• [DIRECTIONS]: From the first line of the data below through the line bearing "3.2, 3.0, 3.2];", reproduce each line exactly; do not include pictures.

# # # #

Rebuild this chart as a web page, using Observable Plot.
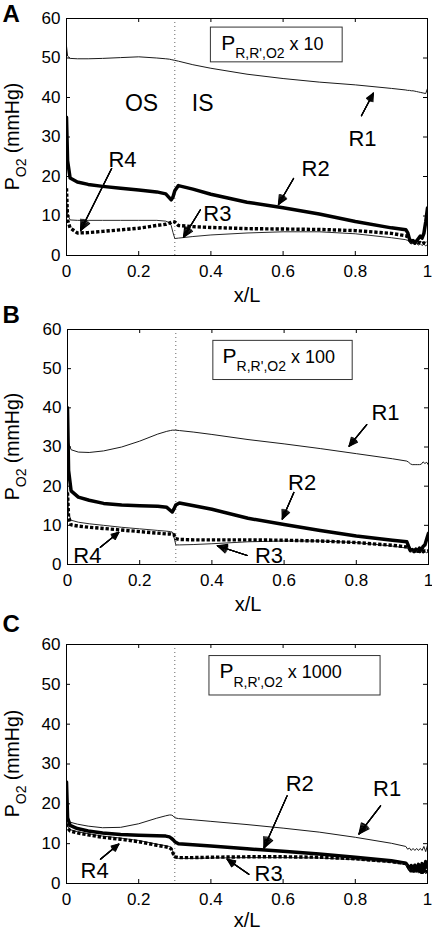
<!DOCTYPE html>
<html>
<head>
<meta charset="utf-8">
<script src="https://cdn.jsdelivr.net/npm/d3@7"></script>
<script src="https://cdn.jsdelivr.net/npm/@observablehq/plot@0.6"></script>
<style>
  html, body { margin: 0; padding: 0; background: #fff; }
  body { font-family: "Liberation Sans", Arial, sans-serif; }
  #chart { position: relative; width: 432px; height: 931px; overflow: hidden; }
  #chart svg { display: block; position: absolute; left: 0; background: transparent; }
</style>
</head>
<body>
<div id="chart"></div>
<script>
// ---------- data ----------
const X = [0, 0.003, 0.01, 0.03, 0.06, 0.1, 0.15, 0.2, 0.25, 0.275, 0.285, 0.29, 0.295, 0.3, 0.31, 0.35, 0.4, 0.5, 0.6, 0.7, 0.8, 0.9, 0.94, 0.945, 0.95, 0.955, 0.96, 0.965, 0.97, 0.975, 0.98, 0.985, 0.99, 0.995, 1];
const SERIES = ["R1", "R2", "R3", "R4"];

// Panel A  (P_R,R',O2 x 10)
const A_R1 = [53, 50.5, 49.9, 49.8, 49.8, 49.9, 50.1, 50.3, 50.0, 49.8, 49.7, 49.6, 49.5, 49.4, 49.2, 48.3, 47.4, 45.9, 44.8, 43.9, 43.2, 42.3, 41.9, 41.8, 41.8, 41.7, 41.7, 41.6, 41.5, 41.4, 41.3, 41.2, 41.1, 41.0, 42.3];
const A_R2 = [35, 24, 19.6, 18.6, 18.0, 17.5, 17.0, 16.6, 16.1, 15.6, 14.6, 14.1, 14.8, 16.4, 17.7, 16.8, 15.5, 13.5, 12.1, 10.5, 8.6, 7.0, 6.5, 5.8, 4.2, 3.3, 3.8, 3.1, 3.7, 4.3, 4.9, 4.4, 5.6, 8.5, 12];
const A_R3 = [15, 10.5, 9.0, 8.9, 8.9, 8.9, 8.9, 8.9, 8.9, 8.7, 8.3, 7.6, 5.8, 4.3, 4.4, 4.8, 5.2, 5.7, 6.0, 6.0, 5.5, 4.5, 4.0, 3.8, 3.4, 3.0, 3.3, 2.8, 3.1, 2.6, 3.0, 2.5, 2.9, 2.4, 2.8];
const A_R4 = [17, 9, 7.0, 5.7, 5.8, 6.1, 6.5, 6.9, 7.6, 7.9, 8.2, 8.4, 8.6, 8.5, 7.6, 7.3, 7.1, 6.8, 6.7, 6.6, 6.3, 5.6, 5.0, 4.7, 4.0, 3.5, 3.6, 3.3, 3.4, 3.2, 3.3, 3.0, 3.2, 3.0, 3.2];

// Panel B  (x 100)
const B_R1 = [36, 31, 29.3, 28.7, 28.6, 29.0, 30.0, 31.5, 33.3, 34.0, 34.2, 34.3, 34.3, 34.3, 34.2, 33.8, 33.2, 31.9, 30.8, 29.6, 28.3, 27.0, 26.4, 26.1, 25.7, 25.5, 25.5, 25.5, 25.5, 25.5, 25.6, 26.2, 25.8, 26.1, 25.4];
const B_R2 = [40, 24, 18.8, 17.2, 16.4, 15.6, 15.2, 15.0, 14.9, 14.6, 13.8, 13.4, 14.2, 15.2, 15.7, 15.0, 14.1, 11.8, 10.2, 8.7, 7.3, 6.2, 5.8, 4.6, 3.5, 3.8, 3.3, 3.9, 3.4, 4.2, 3.6, 4.6, 5.0, 6.5, 8.0];
const B_R3 = [20, 13, 11.3, 10.8, 10.4, 10.0, 9.5, 9.1, 8.7, 8.5, 8.4, 8.3, 7.0, 5.0, 5.0, 5.1, 5.3, 5.8, 6.0, 6.0, 5.6, 4.7, 4.2, 4.0, 3.5, 3.2, 3.6, 3.1, 3.5, 3.0, 3.4, 2.9, 3.3, 3.0, 3.3];
const B_R4 = [18.4, 12, 10.1, 9.8, 9.5, 9.2, 8.8, 8.4, 8.0, 7.8, 7.8, 7.7, 7.6, 6.6, 6.4, 6.3, 6.3, 6.3, 6.2, 6.0, 5.6, 4.9, 4.5, 4.2, 3.8, 3.5, 3.7, 3.4, 3.6, 3.3, 3.5, 3.3, 3.5, 3.4, 3.5];

// Panel C  (x 1000)
const C_R1 = [17, 16, 15.4, 14.9, 14.4, 14.0, 14.1, 15.0, 16.4, 17.0, 17.2, 17.2, 17.0, 16.5, 16.3, 16.0, 15.6, 14.8, 13.9, 12.9, 11.6, 10.1, 9.3, 8.6, 8.9, 8.3, 8.8, 8.3, 8.8, 8.3, 8.8, 8.3, 9.3, 8.0, 9.6];
const C_R2 = [25.5, 16.5, 14.6, 13.8, 13.2, 12.7, 12.3, 12.1, 12.0, 11.9, 11.7, 11.4, 11.0, 10.5, 10.0, 9.7, 9.4, 8.7, 8.1, 7.4, 6.6, 5.7, 5.1, 4.5, 3.6, 4.5, 3.3, 4.6, 3.2, 4.8, 3.0, 5.0, 3.2, 5.5, 4.0];
const C_R3 = [15.5, 14.3, 13.5, 13.0, 12.5, 11.9, 11.4, 10.8, 9.9, 9.5, 9.3, 9.0, 7.8, 6.5, 6.3, 6.3, 6.4, 6.5, 6.5, 6.4, 6.0, 5.3, 4.8, 4.2, 3.5, 2.9, 3.5, 2.7, 3.3, 2.6, 3.4, 2.5, 3.3, 2.4, 3.2];
const C_R4 = [15, 14, 13.2, 12.7, 12.2, 11.6, 11.1, 10.5, 9.6, 9.2, 9.0, 8.7, 7.6, 6.7, 6.5, 6.5, 6.6, 6.7, 6.7, 6.6, 6.2, 5.5, 5.0, 4.4, 3.6, 3.0, 3.6, 2.8, 3.4, 2.7, 3.5, 2.6, 3.4, 2.5, 3.3];

const X_TICKS = [0, 0.2, 0.4, 0.6, 0.8, 1];
const Y_TICKS = [0, 10, 20, 30, 40, 50, 60];
const BOUNDARY = [0.3];          // OS / IS boundary
const PANEL_LETTERS = ["A", "B", "C"];
const FACTORS = ["x 10", "x 100", "x 1000"];
const X_LABEL = "x/L";

// annotations (data coordinates)
const A_ZONES = [{t: "OS", x: 0.208, y: 38.5}, {t: "IS", x: 0.377, y: 38.5}];
const A_TEXT = [{t: "R1", x: 0.82, y: 29.6}, {t: "R2", x: 0.69, y: 22}, {t: "R3", x: 0.418, y: 10.6}, {t: "R4", x: 0.155, y: 24.3}];
const A_ARROWS = [{x1: 0.817, y1: 35.4, x2: 0.850, y2: 41.1}, {x1: 0.629, y1: 19.5, x2: 0.587, y2: 12.9},
  {x1: 0.371, y1: 11.6, x2: 0.324, y2: 4.6}, {x1: 0.125, y1: 22.0, x2: 0.039, y2: 6.3}];
const A_BOX = {x1: 0.40, x2: 0.765, y1: 48.9, y2: 57.7, tx: 0.430, ty: 51.9};

const B_TEXT = [{t: "R1", x: 0.881, y: 38.7}, {t: "R2", x: 0.65, y: 20.9}, {t: "R3", x: 0.558, y: 2.3}, {t: "R4", x: 0.055, y: 2.3}];
const B_ARROWS = [{x1: 0.829, y1: 35.7, x2: 0.78, y2: 30.2}, {x1: 0.627, y1: 18.4, x2: 0.595, y2: 11.6},
  {x1: 0.498, y1: 2.3, x2: 0.415, y2: 4.8}, {x1: 0.091, y1: 4.4, x2: 0.142, y2: 8.2}];
const B_BOX = {x1: 0.404, x2: 0.79, y1: 47.1, y2: 57.1, tx: 0.431, ty: 51.4};

const C_TEXT = [{t: "R1", x: 0.888, y: 23.7}, {t: "R2", x: 0.646, y: 25}, {t: "R3", x: 0.56, y: 2.3}, {t: "R4", x: 0.078, y: 3.1}];
const C_ARROWS = [{x1: 0.870, y1: 19.5, x2: 0.81, y2: 12.4}, {x1: 0.611, y1: 22.0, x2: 0.547, y2: 8.9},
  {x1: 0.505, y1: 2.3, x2: 0.445, y2: 6.1}, {x1: 0.094, y1: 6.1, x2: 0.145, y2: 9.9}];
const C_BOX = {x1: 0.396, x2: 0.87, y1: 47.2, y2: 57.1, tx: 0.425, ty: 51.4};

// ---------- layout ----------
const FONT = "Liberation Sans, Arial, sans-serif";
const panels = [
  {letter: PANEL_LETTERS[0], factor: FACTORS[0], series: [A_R1, A_R2, A_R3, A_R4], zones: A_ZONES, text: A_TEXT, arrows: A_ARROWS, box: A_BOX,
   top: 0, h: 310, mt: 18, mb: 55, ml: 66, mr: 5, letterY: 21.7, xlab: 46},
  {letter: PANEL_LETTERS[1], factor: FACTORS[1], series: [B_R1, B_R2, B_R3, B_R4], zones: [], text: B_TEXT, arrows: B_ARROWS, box: B_BOX,
   top: 298, h: 322, mt: 31, mb: 56, ml: 67, mr: 4, letterY: 24.7, xlab: 46},
  {letter: PANEL_LETTERS[2], factor: FACTORS[2], series: [C_R1, C_R2, C_R3, C_R4], zones: [], text: C_TEXT, arrows: C_ARROWS, box: C_BOX,
   top: 610, h: 321, mt: 34, mb: 48, ml: 66, mr: 5, letterY: 21.7, xlab: 43}
];

const lineStyle = {
  R1: {stroke: "#1a1a1a", strokeWidth: 1},
  R2: {stroke: "#000", strokeWidth: 3.5},
  R3: {stroke: "#2a2a2a", strokeWidth: 1},
  R4: {stroke: "#000", strokeWidth: 3.4, strokeDasharray: "3.3,1.9", strokeLinecap: "butt", strokeLinejoin: "miter"}
};

function rich(svg, x, y, parts, rotate) {
  const t = d3.select(svg).append("text")
    .attr("transform", `translate(${x},${y})` + (rotate ? ` rotate(${rotate})` : ""))
    .attr("font-family", FONT).attr("fill", "#000")
    .attr("text-anchor", rotate ? "middle" : "start");
  parts.forEach(p => t.append("tspan").attr("font-size", p.size).attr("dy", p.dy || 0).text(p.text));
}

function makePanel(cfg) {
  const rows = [];
  cfg.series.forEach((ys, i) => ys.forEach((v, j) => rows.push({x: X[j], y: v, s: SERIES[i]})));
  const fw = 432 - cfg.ml - cfg.mr, fh = cfg.h - cfg.mt - cfg.mb, TL = 4;
  const plot = Plot.plot({
    width: 432, height: cfg.h,
    marginTop: cfg.mt, marginBottom: cfg.mb, marginLeft: cfg.ml, marginRight: cfg.mr,
    style: {fontFamily: FONT, fontSize: "17px", background: "transparent", color: "#000", overflow: "visible"},
    x: {domain: [0, 1]},
    y: {domain: [0, 60]},
    marks: [
      Plot.ruleX(BOUNDARY, {stroke: "#666", strokeWidth: 1, strokeDasharray: "1,3"}),
      ...SERIES.map(s => Plot.line(rows.filter(r => r.s === s), {x: "x", y: "y", strokeLinejoin: "round", ...lineStyle[s], clip: true})),
      Plot.rect([cfg.box], {x1: "x1", x2: "x2", y1: "y1", y2: "y2", fill: "none", stroke: "#333", strokeWidth: 1}),
      Plot.text(cfg.zones, {x: "x", y: "y", text: "t", fontSize: 23, fill: "#000"}),
      Plot.text(cfg.text, {x: "x", y: "y", text: "t", fontSize: 22, fill: "#000"}),
      ...[50, 38, 26, 14].map(a => Plot.arrow(cfg.arrows, {x1: "x1", y1: "y1", x2: "x2", y2: "y2",
        headAngle: a, headLength: 15, strokeWidth: 1.15, stroke: "#000"})),
      // inward tick marks on all four sides
      Plot.tickX(X_TICKS, {x: d => d, insetTop: fh - TL, stroke: "#000"}),
      Plot.tickX(X_TICKS, {x: d => d, insetBottom: fh - TL, stroke: "#000"}),
      Plot.tickY(Y_TICKS, {y: d => d, insetRight: fw - TL, stroke: "#000"}),
      Plot.tickY(Y_TICKS, {y: d => d, insetLeft: fw - TL, stroke: "#000"}),
      Plot.frame({stroke: "#000", strokeWidth: 1}),
      Plot.axisX({ticks: X_TICKS, anchor: "bottom", tickSize: 0, tickPadding: 9, tickFormat: d => String(d), label: null, fontSize: 17}),
      Plot.axisY({ticks: Y_TICKS, anchor: "left", tickSize: 0, tickPadding: 6, tickFormat: d => String(d), label: null, fontSize: 17}),
      Plot.text([X_LABEL], {text: d => d, frameAnchor: "bottom", dy: cfg.xlab, lineAnchor: "bottom", fontSize: 20}),
      Plot.text([cfg.letter], {text: d => d, frameAnchor: "top-left", dx: 2 - cfg.ml, dy: cfg.letterY - cfg.mt,
        textAnchor: "start", lineAnchor: "bottom", fontSize: 24, fontWeight: "bold"})
    ]
  });
  const sx = plot.scale("x"), sy = plot.scale("y");
  // y-axis label with subscript
  rich(plot, 19, (cfg.mt + cfg.h - cfg.mb) / 2, [
    {text: "P", size: 19.5}, {text: "O2", size: 14, dy: 6.5}, {text: " (mmHg)", size: 19.5, dy: -6.5}
  ], -90);
  // box caption with subscript
  rich(plot, sx.apply(cfg.box.tx), sy.apply(cfg.box.ty), [
    {text: "P", size: 21}, {text: "R,R',O2", size: 14, dy: 8.3}, {text: " " + cfg.factor, size: 18, dy: -8.3}
  ]);
  plot.style.top = cfg.top + "px";
  return plot;
}

const chart = document.getElementById("chart");
panels.forEach(p => chart.appendChild(makePanel(p)));
</script>
</body>
</html>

# # # #

• [EXERCISE RESULT]:
Rebuild this chart as a web page, using Observable Plot.
<!DOCTYPE html>
<html>
<head>
<meta charset="utf-8">
<script src="https://cdn.jsdelivr.net/npm/d3@7"></script>
<script src="https://cdn.jsdelivr.net/npm/@observablehq/plot@0.6"></script>
<style>
  html, body { margin: 0; padding: 0; background: #fff; }
  body { font-family: "Liberation Sans", Arial, sans-serif; }
  #chart { position: relative; width: 432px; height: 931px; overflow: hidden; }
  #chart svg { display: block; position: absolute; left: 0; background: transparent; }
</style>
</head>
<body>
<div id="chart"></div>
<script>
// ---------- data ----------
const X = [0, 0.003, 0.01, 0.03, 0.06, 0.1, 0.15, 0.2, 0.25, 0.275, 0.285, 0.29, 0.295, 0.3, 0.31, 0.35, 0.4, 0.5, 0.6, 0.7, 0.8, 0.9, 0.94, 0.945, 0.95, 0.955, 0.96, 0.965, 0.97, 0.975, 0.98, 0.985, 0.99, 0.995, 1];
const SERIES = ["R1", "R2", "R3", "R4"];

// Panel A  (P_R,R',O2 x 10)
const A_R1 = [53, 50.5, 49.9, 49.8, 49.8, 49.9, 50.1, 50.3, 50.0, 49.8, 49.7, 49.6, 49.5, 49.4, 49.2, 48.3, 47.4, 45.9, 44.8, 43.9, 43.2, 42.3, 41.9, 41.8, 41.8, 41.7, 41.7, 41.6, 41.5, 41.4, 41.3, 41.2, 41.1, 41.0, 42.3];
const A_R2 = [35, 24, 19.6, 18.6, 18.0, 17.5, 17.0, 16.6, 16.1, 15.6, 14.6, 14.1, 14.8, 16.4, 17.7, 16.8, 15.5, 13.5, 12.1, 10.5, 8.6, 7.0, 6.5, 5.8, 4.2, 3.3, 3.8, 3.1, 3.7, 4.3, 4.9, 4.4, 5.6, 8.5, 12];
const A_R3 = [15, 10.5, 9.0, 8.9, 8.9, 8.9, 8.9, 8.9, 8.9, 8.7, 8.3, 7.6, 5.8, 4.3, 4.4, 4.8, 5.2, 5.7, 6.0, 6.0, 5.5, 4.5, 4.0, 3.8, 3.4, 3.0, 3.3, 2.8, 3.1, 2.6, 3.0, 2.5, 2.9, 2.4, 2.8];
const A_R4 = [17, 9, 7.0, 5.7, 5.8, 6.1, 6.5, 6.9, 7.6, 7.9, 8.2, 8.4, 8.6, 8.5, 7.6, 7.3, 7.1, 6.8, 6.7, 6.6, 6.3, 5.6, 5.0, 4.7, 4.0, 3.5, 3.6, 3.3, 3.4, 3.2, 3.3, 3.0, 3.2, 3.0, 3.2];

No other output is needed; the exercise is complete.